**What this task involves:**
Output the first line of the listing and each line after it, up to and including the line that contains "const topNames = ['0.0', '0.1', '0.2', '0.3', '0.4', '0.5'];", exactly as written, minus the pictures.

**Available data:**
— Start —
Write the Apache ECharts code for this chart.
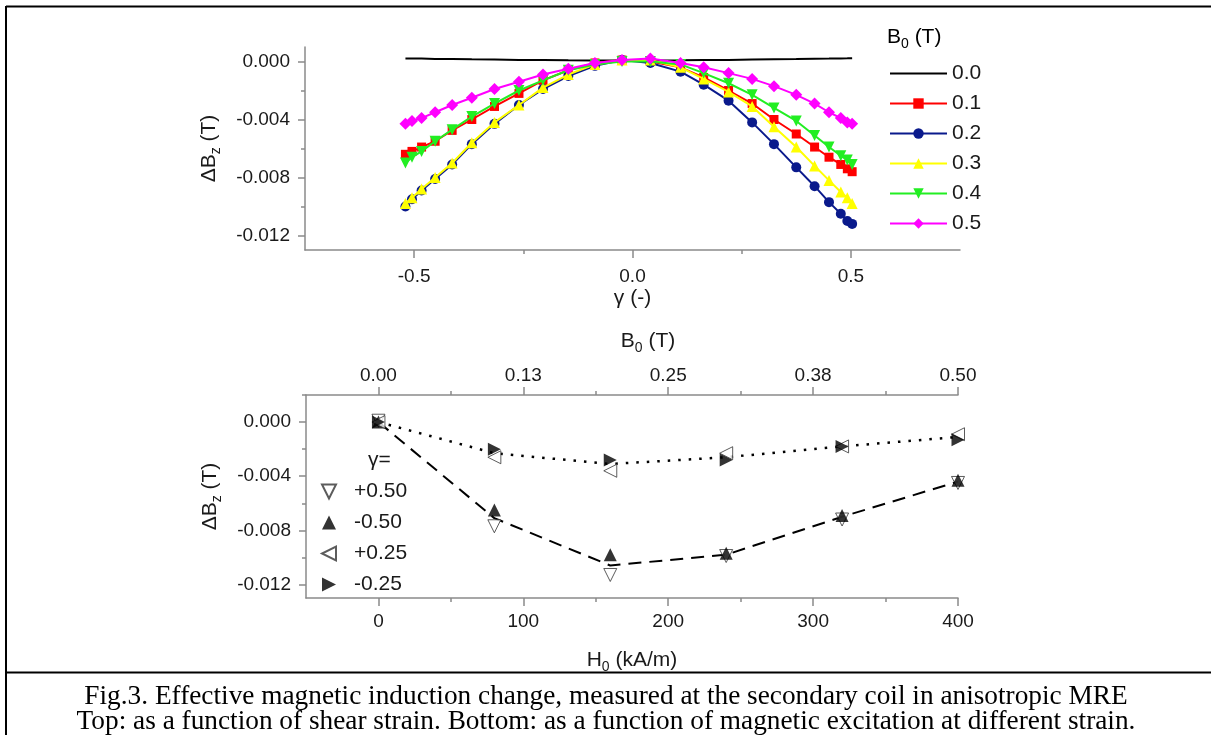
<!DOCTYPE html>
<html>
<head>
<meta charset="utf-8">
<script src="https://cdn.jsdelivr.net/npm/echarts@6/dist/echarts.min.js"></script>
<style>
html,body{margin:0;padding:0;background:#fff;}
#chart{width:1211px;height:735px;}
</style>
</head>
<body>
<div id="chart"></div>
<script>
// ---------- DATA ----------
// Top panel: shear strain gamma (-) and ΔBz (T) for B0 = 0.0 ... 0.5 T
const gamma = [-0.52, -0.505, -0.483, -0.452, -0.413, -0.368, -0.316, -0.26, -0.205, -0.147, -0.086, -0.024,
               0.041, 0.11, 0.163, 0.22, 0.274, 0.324, 0.375, 0.417, 0.45, 0.477, 0.492, 0.503];
const b00 = [0.0002, 0.0002, 0.0002, 0.00018, 0.00017, 0.00015, 0.00013, 0.00011, 0.0001, 0.00008, 0.00007, 0.00007,
             0.00007, 0.00008, 0.0001, 0.00011, 0.00013, 0.00015, 0.00017, 0.00019, 0.0002, 0.00021, 0.00022, 0.00023];
const b01 = [-0.0064, -0.0062, -0.0059, -0.0055, -0.00475, -0.0040, -0.0031, -0.0022, -0.0013, -0.0006, -0.0001, 0.0001,
             0.0000, -0.0004, -0.0011, -0.0020, -0.0029, -0.0040, -0.0050, -0.0059, -0.0066, -0.0071, -0.0074, -0.0076];
const b02 = [-0.0100, -0.0095, -0.0089, -0.0081, -0.0071, -0.0057, -0.0043, -0.0030, -0.0019, -0.0010, -0.0003, 0.0001,
             -0.0001, -0.0007, -0.0016, -0.0027, -0.0042, -0.0057, -0.0073, -0.0086, -0.0097, -0.0105, -0.0110, -0.0112];
const b03 = [-0.0098, -0.0094, -0.0088, -0.0080, -0.0070, -0.0056, -0.0042, -0.0030, -0.0018, -0.0009, -0.0002, 0.0001,
             0.0001, -0.0004, -0.0012, -0.0021, -0.0031, -0.0045, -0.0059, -0.0072, -0.0082, -0.0090, -0.0094, -0.0098];
const b04 = [-0.0070, -0.0066, -0.0062, -0.0055, -0.0047, -0.0038, -0.0029, -0.0020, -0.0013, -0.0006, -0.0002, 0.0000,
             0.0000, -0.0002, -0.0008, -0.0015, -0.0023, -0.0032, -0.0041, -0.0051, -0.0059, -0.0065, -0.0068, -0.0071];
const b05 = [-0.0043, -0.0041, -0.0039, -0.0035, -0.0030, -0.0025, -0.0019, -0.0014, -0.0009, -0.0005, -0.0001, 0.0001,
             0.0002, -0.0001, -0.0004, -0.0008, -0.0012, -0.0017, -0.0023, -0.0029, -0.0035, -0.0039, -0.0042, -0.0043];
const topNames = ['0.0', '0.1', '0.2', '0.3', '0.4', '0.5'];

// Bottom panel: H0 (kA/m) and ΔBz (T) at different strains
const H0 = [0, 80, 160, 240, 320, 400];
const gP50 = [0.0001, -0.0077, -0.0113, -0.0099, -0.0072, -0.0045];
const gM50 = [0.0000, -0.0065, -0.0098, -0.0097, -0.0069, -0.0043];
const gP25 = [0.0000, -0.0026, -0.0036, -0.0023, -0.0018, -0.0009];
const gM25 = [0.0000, -0.0020, -0.0028, -0.0028, -0.0018, -0.0013];
const fit50 = [0.0000, -0.0071, -0.0106, -0.0098, -0.0070, -0.0044];
const fit25 = [0.0000, -0.0023, -0.0031, -0.0026, -0.0018, -0.0011];
const bottomNames = ['+0.50', '-0.50', '+0.25', '-0.25'];

// Tick labels
const topXTicks = [-0.5, 0, 0.5];
const topXMinor = [-0.25, 0.25];
const yTicks = [-0.012, -0.008, -0.004, 0];
const yMinor = [-0.010, -0.006, -0.002];
const yMinorBottom = [-0.010, -0.006, -0.002, 0.002];
const hTicks = [0, 100, 200, 300, 400];
const hMinor = [50, 150, 250, 350];
const bTicks = [0, 0.125, 0.25, 0.375, 0.5];
const bMinor = [0.0625, 0.1875, 0.3125, 0.4375];
const captionLines = [
  'Fig.3. Effective magnetic induction change, measured at the secondary coil in anisotropic MRE',
  'Top: as a function of shear strain. Bottom: as a function of magnetic excitation at different strain.'
];

// ---------- STYLE ----------
const FONT = '"Liberation Sans", Arial, sans-serif';
const SERIF = '"Liberation Serif", "Times New Roman", serif';
const AX = '#8a8a8a';
const TXT = '#1a1a1a';
const subRich = {
  a: { fontSize: 21, fontFamily: FONT, color: TXT, lineHeight: 28, verticalAlign: 'middle' },
  s: { fontSize: 14, fontFamily: FONT, color: TXT, lineHeight: 28, verticalAlign: 'bottom' }
};
function zip(xs, ys) { return xs.map((x, i) => [x, ys[i]]); }

function mainAxis(opts) {
  return Object.assign({
    type: 'value',
    splitLine: { show: false },
    axisLine: { show: true, onZero: false, lineStyle: { color: AX, width: 1.5 } },
    axisTick: { show: true, inside: false, length: 7, lineStyle: { color: AX, width: 1.5 } },
    axisLabel: { color: TXT, fontSize: 19, fontFamily: FONT }
  }, opts);
}
function minorAxis(opts) {
  return Object.assign({
    type: 'value',
    splitLine: { show: false },
    axisLine: { show: false, onZero: false },
    axisLabel: { show: false }
  }, opts);
}

const topColors = ['#000000', '#ff0000', '#0a1a8c', '#ffff00', '#22ee22', '#ff00ff'];
const topSymbols = ['none', 'rect', 'circle', 'triangle', 'triangle', 'diamond'];
const topRot = [0, 0, 0, 0, 180, 0];
const topSizes = [0, 9, 10, 11, 11, 12];
const topData = [b00, b01, b02, b03, b04, b05];

const series = topData.map((ys, i) => ({
  name: topNames[i],
  type: 'line',
  xAxisIndex: 0, yAxisIndex: 0,
  data: zip(gamma, ys),
  showSymbol: i !== 0,
  symbol: topSymbols[i],
  symbolSize: topSizes[i],
  symbolRotate: topRot[i],
  lineStyle: { color: topColors[i], width: 2 },
  itemStyle: { color: topColors[i] },
  emphasis: { disabled: true },
  animation: false,
  z: 2 + i
}));

series.push({
  name: 'fit50', type: 'line', xAxisIndex: 2, yAxisIndex: 2,
  data: zip(H0, fit50), showSymbol: false, symbol: 'none',
  lineStyle: { color: '#000', width: 2, type: [13, 8] }, animation: false, z: 2
});
series.push({
  name: 'fit25', type: 'line', xAxisIndex: 2, yAxisIndex: 2,
  data: zip(H0, fit25), showSymbol: false, symbol: 'none',
  lineStyle: { color: '#000', width: 2.5, type: [2.5, 8] }, animation: false, z: 2
});

const botData = [gP50, gM50, gP25, gM25];
const botRot = [180, 0, 90, -90];
const botFill = ['#ffffff', '#000000', '#ffffff', '#000000'];
const botIcons = ['path://M0,0 L2,0 L1,2 Z', 'triangle', 'path://M2,0 L2,2 L0,1 Z', 'path://M0,0 L0,2 L2,1 Z'];
botData.forEach((ys, i) => {
  series.push({
    name: bottomNames[i], type: 'scatter', xAxisIndex: 2, yAxisIndex: 2,
    data: zip(H0, ys), symbol: 'triangle', symbolRotate: botRot[i], symbolSize: 13,
    itemStyle: { color: botFill[i], borderColor: '#333', borderWidth: botFill[i] === '#ffffff' ? 1 : 0 },
    animation: false, z: 5 + i
  });
});

const option = {
  backgroundColor: '#ffffff',
  animation: false,
  grid: [
    { left: 305, right: 251, top: 47, bottom: 485 },
    { left: 306, right: 253, top: 395, bottom: 137 }
  ],
  xAxis: [
    mainAxis({
      gridIndex: 0, min: -0.75, max: 0.75, position: 'bottom',
      name: 'γ (-)', nameLocation: 'middle', nameGap: 38,
      nameTextStyle: { fontSize: 21, fontFamily: FONT, color: TXT },
      axisTick: { show: true, length: 8, lineStyle: { color: AX, width: 1.5 }, customValues: topXTicks },
      axisLabel: { color: TXT, fontSize: 19, fontFamily: FONT, margin: 17, customValues: topXTicks,
                   formatter: v => v.toFixed(1) }
    }),
    minorAxis({
      gridIndex: 0, min: -0.75, max: 0.75, position: 'bottom',
      axisTick: { show: true, length: 4, lineStyle: { color: AX, width: 1.5 }, customValues: topXMinor }
    }),
    mainAxis({
      gridIndex: 1, min: -50, max: 400, position: 'bottom',
      name: '{a|H}{s|0}{a| (kA/m)}', nameLocation: 'middle', nameGap: 48,
      nameTextStyle: { rich: subRich },
      axisTick: { show: true, length: 8, lineStyle: { color: AX, width: 1.5 }, customValues: hTicks },
      axisLabel: { color: TXT, fontSize: 19, fontFamily: FONT, margin: 14, customValues: hTicks }
    }),
    minorAxis({
      gridIndex: 1, min: -50, max: 400, position: 'bottom',
      axisTick: { show: true, length: 4, lineStyle: { color: AX, width: 1.5 }, customValues: hMinor }
    }),
    mainAxis({
      gridIndex: 1, min: -0.0625, max: 0.5, position: 'top',
      name: '{a|B}{s|0}{a| (T)}', nameLocation: 'middle', nameGap: 40,
      nameTextStyle: { rich: subRich, padding: [0, 0, 0, 32] },
      axisTick: { show: true, length: 8, lineStyle: { color: AX, width: 1.5 }, customValues: bTicks },
      axisLabel: { color: TXT, fontSize: 19, fontFamily: FONT, margin: 10, customValues: bTicks,
                   formatter: v => v.toFixed(2) }
    }),
    minorAxis({
      gridIndex: 1, min: -0.0625, max: 0.5, position: 'top',
      axisTick: { show: true, length: 4, lineStyle: { color: AX, width: 1.5 }, customValues: bMinor }
    })
  ],
  yAxis: [
    mainAxis({
      gridIndex: 0, min: -0.013, max: 0.001, position: 'left',
      name: '{a|ΔB}{s|z}{a| (T)}', nameLocation: 'middle', nameGap: 82, nameRotate: 90,
      nameTextStyle: { rich: subRich },
      axisTick: { show: true, length: 7, lineStyle: { color: AX, width: 1.5 }, customValues: yTicks },
      axisLabel: { color: TXT, fontSize: 19, fontFamily: FONT, margin: 15, customValues: yTicks,
                   formatter: v => v.toFixed(3) }
    }),
    minorAxis({
      gridIndex: 0, min: -0.013, max: 0.001, position: 'left',
      axisTick: { show: true, length: 4, lineStyle: { color: AX, width: 1.5 }, customValues: yMinor }
    }),
    mainAxis({
      gridIndex: 1, min: -0.013, max: 0.002, position: 'left',
      name: '{a|ΔB}{s|z}{a| (T)}', nameLocation: 'middle', nameGap: 82, nameRotate: 90,
      nameTextStyle: { rich: subRich },
      axisTick: { show: true, length: 7, lineStyle: { color: AX, width: 1.5 }, customValues: yTicks },
      axisLabel: { color: TXT, fontSize: 19, fontFamily: FONT, margin: 15, customValues: yTicks,
                   formatter: v => v.toFixed(3) }
    }),
    minorAxis({
      gridIndex: 1, min: -0.013, max: 0.002, position: 'left',
      axisTick: { show: true, length: 4, lineStyle: { color: AX, width: 1.5 }, customValues: yMinorBottom }
    })
  ],
  legend: [
    {
      data: topNames.map((n, i) => i === 0 ? { name: n, itemStyle: { opacity: 0 } } : { name: n }),
      orient: 'vertical', left: 884, top: 58,
      itemWidth: 57, itemHeight: 13, itemGap: 9,
      selectedMode: false,
      textStyle: { fontSize: 21, fontFamily: FONT, color: TXT }
    },
    {
      data: bottomNames.map((n, i) => ({ name: n, icon: botIcons[i] })),
      orient: 'vertical', left: 316, top: 476,
      itemWidth: 14, itemHeight: 14, itemGap: 10,
      selectedMode: false,
      textStyle: { fontSize: 21, fontFamily: FONT, color: TXT, padding: [0, 0, 0, 13] }
    }
  ],
  graphic: [
    { type: 'line', shape: { x1: 6, y1: 6.5, x2: 1211, y2: 6.5 }, style: { stroke: '#000', lineWidth: 2 }, silent: true },
    { type: 'line', shape: { x1: 6, y1: 6, x2: 6, y2: 735 }, style: { stroke: '#000', lineWidth: 2 }, silent: true },
    { type: 'line', shape: { x1: 6, y1: 672.5, x2: 1211, y2: 672.5 }, style: { stroke: '#000', lineWidth: 2 }, silent: true },
    {
      type: 'text', left: 887, top: 27, silent: true,
      style: { text: '{a|B}{s|0}{a| (T)}', rich: subRich }
    },
    {
      type: 'text', left: 368, top: 450, silent: true,
      style: { text: 'γ=', fontSize: 21, fontFamily: FONT, fill: TXT }
    },
    {
      type: 'text', x: 606, y: 697, silent: true,
      style: { text: captionLines[0], fontSize: 27.3, fontFamily: SERIF,
               fill: '#000', align: 'center', verticalAlign: 'middle' }
    },
    {
      type: 'text', x: 606, y: 722, silent: true,
      style: { text: captionLines[1], fontSize: 27.3, fontFamily: SERIF,
               fill: '#000', align: 'center', verticalAlign: 'middle' }
    }
  ],
  series: series
};

const chart = echarts.init(document.getElementById('chart'), null, { renderer: 'canvas' });
chart.setOption(option);
</script>
</body>
</html>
— End —
**Answer for this exercise:**
Write the Apache ECharts code for this chart.
<!DOCTYPE html>
<html>
<head>
<meta charset="utf-8">
<script src="https://cdn.jsdelivr.net/npm/echarts@6/dist/echarts.min.js"></script>
<style>
html,body{margin:0;padding:0;background:#fff;}
#chart{width:1211px;height:735px;}
</style>
</head>
<body>
<div id="chart"></div>
<script>
// ---------- DATA ----------
// Top panel: shear strain gamma (-) and ΔBz (T) for B0 = 0.0 ... 0.5 T
const gamma = [-0.52, -0.505, -0.483, -0.452, -0.413, -0.368, -0.316, -0.26, -0.205, -0.147, -0.086, -0.024,
               0.041, 0.11, 0.163, 0.22, 0.274, 0.324, 0.375, 0.417, 0.45, 0.477, 0.492, 0.503];
const b00 = [0.0002, 0.0002, 0.0002, 0.00018, 0.00017, 0.00015, 0.00013, 0.00011, 0.0001, 0.00008, 0.00007, 0.00007,
             0.00007, 0.00008, 0.0001, 0.00011, 0.00013, 0.00015, 0.00017, 0.00019, 0.0002, 0.00021, 0.00022, 0.00023];
const b01 = [-0.0064, -0.0062, -0.0059, -0.0055, -0.00475, -0.0040, -0.0031, -0.0022, -0.0013, -0.0006, -0.0001, 0.0001,
             0.0000, -0.0004, -0.0011, -0.0020, -0.0029, -0.0040, -0.0050, -0.0059, -0.0066, -0.0071, -0.0074, -0.0076];
const b02 = [-0.0100, -0.0095, -0.0089, -0.0081, -0.0071, -0.0057, -0.0043, -0.0030, -0.0019, -0.0010, -0.0003, 0.0001,
             -0.0001, -0.0007, -0.0016, -0.0027, -0.0042, -0.0057, -0.0073, -0.0086, -0.0097, -0.0105, -0.0110, -0.0112];
const b03 = [-0.0098, -0.0094, -0.0088, -0.0080, -0.0070, -0.0056, -0.0042, -0.0030, -0.0018, -0.0009, -0.0002, 0.0001,
             0.0001, -0.0004, -0.0012, -0.0021, -0.0031, -0.0045, -0.0059, -0.0072, -0.0082, -0.0090, -0.0094, -0.0098];
const b04 = [-0.0070, -0.0066, -0.0062, -0.0055, -0.0047, -0.0038, -0.0029, -0.0020, -0.0013, -0.0006, -0.0002, 0.0000,
             0.0000, -0.0002, -0.0008, -0.0015, -0.0023, -0.0032, -0.0041, -0.0051, -0.0059, -0.0065, -0.0068, -0.0071];
const b05 = [-0.0043, -0.0041, -0.0039, -0.0035, -0.0030, -0.0025, -0.0019, -0.0014, -0.0009, -0.0005, -0.0001, 0.0001,
             0.0002, -0.0001, -0.0004, -0.0008, -0.0012, -0.0017, -0.0023, -0.0029, -0.0035, -0.0039, -0.0042, -0.0043];
const topNames = ['0.0', '0.1', '0.2', '0.3', '0.4', '0.5'];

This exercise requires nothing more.